Look for more sporadic news updates this month as I hunker down and pound out major portions of my master’s thesis. Regular refreshes (like the Schnazz) will continue, and news updates will occur if the story’s is big or unique, both of which could happen considering the FCC’s official implementation of its media ownership rule revisions takes place on September 4.
All of the coordinated grassroots media reform e-mail and call-in campaigns have worked so well to date that a big petition push is now on, and a national conference on media reform is slated for November 7-9 here in Madison. The Amherst Alliance has also ginned up a double-sided flyer for “LPFM Summer,” which is starting to hit full stride.
The face-to-face meetings combined with the petition should lay a great foundation for further last-minute lobbying come September 2, when Congress reconvenes for the fall.

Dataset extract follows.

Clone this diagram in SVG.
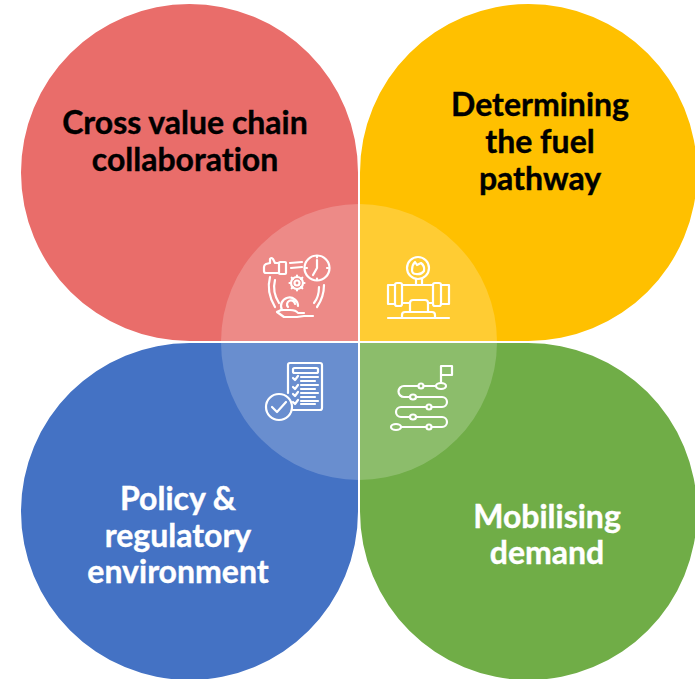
<svg xmlns="http://www.w3.org/2000/svg" width="695" height="679" viewBox="0 0 695 679">
<style>
.t{font-family:"Lato","Liberation Sans",sans-serif;font-weight:700;font-size:32px;text-anchor:middle;font-variant-ligatures:none;stroke-width:.4px}
.k{fill:#000;stroke:#000}.w{fill:#fff;stroke:#fff}
.i{fill:none;stroke:#fff;stroke-width:2.200;stroke-linecap:round;stroke-linejoin:round}
</style>
<rect width="695" height="679" fill="#fff"/>
<g id="node-collaboration"><path d="M358 341H190A168.500 168.500 0 1 1 358 172.500Z" fill="#e96d6a"/></g>
<g id="node-fuel"><path d="M360 341H528A168.500 168.500 0 1 0 360 172.500Z" fill="#ffc000"/></g>
<g id="node-policy"><path d="M358 343H190A168.500 168.500 0 1 0 358 511.500Z" fill="#4472c4"/></g>
<g id="node-demand"><path d="M360 343H528A168.500 168.500 0 1 1 360 511.500Z" fill="#70ad47"/></g>
<g id="node-centre"><circle cx="359" cy="342" r="138" fill="#fff" fill-opacity=".2"/></g>
<g id="label-collaboration" class="k"><text class="t" x="185" y="134">Cross value chain</text><text class="t" x="185" y="171">collaboration</text></g>
<g id="label-fuel" class="k"><text class="t" x="540" y="116">Determining</text><text class="t" x="540" y="153">the fuel</text><text class="t" x="540" y="190">pathway</text></g>
<g id="label-policy" class="w"><text class="t" x="178" y="510">Policy &amp;</text><text class="t" x="178" y="547">regulatory</text><text class="t" x="178" y="583">environment</text></g>
<g id="label-demand" class="w"><text class="t" x="547" y="528">Mobilising</text><text class="t" x="547" y="564">demand</text></g>
<g id="icon-collaboration" class="i">
<circle cx="317" cy="268" r="12.500"/><path d="M317 260V268L313 275M317 256.500V257.500M317 278.500V279.500M306 268H307M327 268H328"/>
<path d="M279 263H275L273 259Q271 257 270 259L270 263L266 264Q264 265 264 267V271Q264 273 266 273H279"/>
<rect x="279" y="262" width="7" height="12" rx="1"/>
<path d="M290 263L302 262M291 268L302 267"/>
<circle cx="297" cy="283" r="2.500"/>
<circle cx="297" cy="283" r="6"/>
<path d="M297 275.500V277M297 289V290.500M289.500 283H291M303 283H304.500M291.700 277.700L293 279M301 287L302.300 288.300M291.700 288.300L293 287M301 279L302.300 277.700"/>
<path d="M270 277Q266 292 275 307M275 280Q272 292 279 303M324 285Q324 297 317 307M319 287Q319 297 314 303"/>
<path d="M282 310A8.500 8.500 0 1 1 298 306M288 307A4 4 0 1 1 295 304"/>
<path d="M277 312L281 310H290Q296 310 298 313H304M277 312L284 317H297L304 316L313 316"/>
</g>
<g id="icon-fuel" class="i">
<circle cx="418" cy="268" r="11"/><path d="M412 270Q412 265 415 262L417 265L421 263Q425 266 424 271Q421 275 416 274Q412 274 412 270Z"/>
<path d="M416 279V285M422 279V285"/>
<path d="M402 285H433M402 303H410M428 303H433"/>
<rect x="395" y="283" width="7" height="23" rx="2"/><rect x="433" y="283" width="8" height="23" rx="2"/>
<path d="M395 285H388V304H395M441 285H449V304H441"/>
<path d="M410 312V303Q410 300 413 300H425Q428 300 428 303V312"/>
<path d="M402 318V315Q402 312 405 312H432Q435 312 435 315V318M388 318H449"/>
</g>
<g id="icon-policy" class="i">
<path d="M288 393V365Q288 363 290 363H320Q322 363 322 365V408Q322 410 320 410H293"/>
<rect x="293" y="368" width="25" height="5" rx="1.500"/>
<path d="M301 377H318M301 381H315M301 385H318M301 389H315M301 393H318M301 397H315M301 401H318M301 404H315M293 378L295 380L298 376M293 387L295 389L298 385M293 394L295 396L298 392M293 402L295 404L298 400"/>
<circle cx="279" cy="407" r="13"/><path d="M272 407L277 412L286 402"/>
</g>
<g id="icon-demand" class="i">
<path d="M441 383V366H452V375H441"/>
<ellipse cx="441" cy="386" rx="5" ry="3"/><circle cx="421" cy="386" r="2.500"/>
<path d="M436 386H424M418 386H404A5.500 5.500 0 0 0 404 397H410"/>
<ellipse cx="413" cy="397" rx="3" ry="2.500"/>
<path d="M416 397H442A5 5 0 0 1 442 407H432"/><circle cx="429" cy="407" r="2.500"/>
<path d="M426 407H401A5 5 0 0 0 401 417H410"/><ellipse cx="413" cy="417" rx="3" ry="2.500"/>
<path d="M416 417H442A5 5 0 0 1 442 427H432"/><circle cx="429" cy="427" r="2.500"/>
<path d="M426 427H401"/><ellipse cx="396" cy="427" rx="5" ry="3"/>
</g>
<g id="connectors"/>
</svg>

Plans for a mass microbroadcast on Media Democracy Day continue to progress as well. As articulated previously, the idea is for microradio stations around the country to collaborate on providing content for a day-long broadcast. The initial idea divides the day up into segments, which each microradio station simultaneously broadcasting and webcasting their signals to a central server, which then would feed dozens more stations. So far there’s about a half-dozen stations interested in participating in the mass microbroadcast, and the word has yet to really percolate.
Finally, the folks at the A-Infos Radio Project find themselves in dire straits – they provide freeform audio distribution services to more than 20,000 people every month, and they do it all with no budget. Occasionally funding crunches like these come along (the last few have involved expansions of storage space), and this time around it’s the bandwidth bill.
It would be a tragedy for the Project to get strangled; for seven years it has been one of the premier free sources for independent radio programs available. They rightly point out that if each person who uses the site donates a dollar they’d be rolling in dough. They have more than earned that dollar.